Most counties accordingly focus on education and prevention rather than enforcement, Harshbarger said.
The issue is critical in terms of water management and water infiltration, according to Roman.
During last June alone, in the eastern one-third of Linn County, road surfaces were damaged by runoff from adjacent properties in 182 locations, requiring 11,000 tons of rock for immediate repairs, he said.
Linn County sends letters to people engaging in questionable practices and conducts face-to-face visits, Roman said.
'We are not out to get anybody, but people have to understand they can't do it. We are not intruding on anyone's property rights. That's public right of way,' he said.
Linn County will again mow crops in the right of way this summer and replant those areas to appropriate plant species, he said.

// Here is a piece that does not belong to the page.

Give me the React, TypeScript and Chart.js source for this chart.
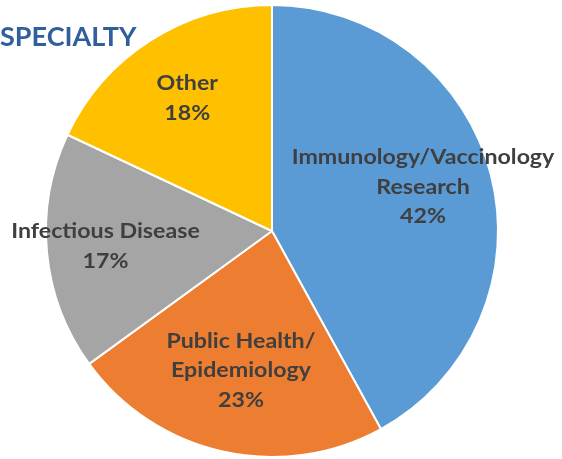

Orlan Love/The Gazette A well-manicured Linn County roadside ditch shows signs of greening this past Friday. Although it is illegal to mow roadside ditches before July 15 each year, it is a common practice, according to state and county officials. The closely cropped ditch may appear neat and tidy, but it loses its value as wildlife habitat and its ability to slow down runoff from heavy rain.
Orlan Love/The Gazette A crop field extends beyond a former fence line along a Linn County road, as seen this past Friday. The widespread removal of fences has created a gray area in which it is hard to tell the line between private farmland and public right of way, state and county officials say.
Orlan Love/The Gazette Soil collects in a Linn County ditch, washed there by heavy rains from a farm field that got too close to the public right of way, as seen this past Friday.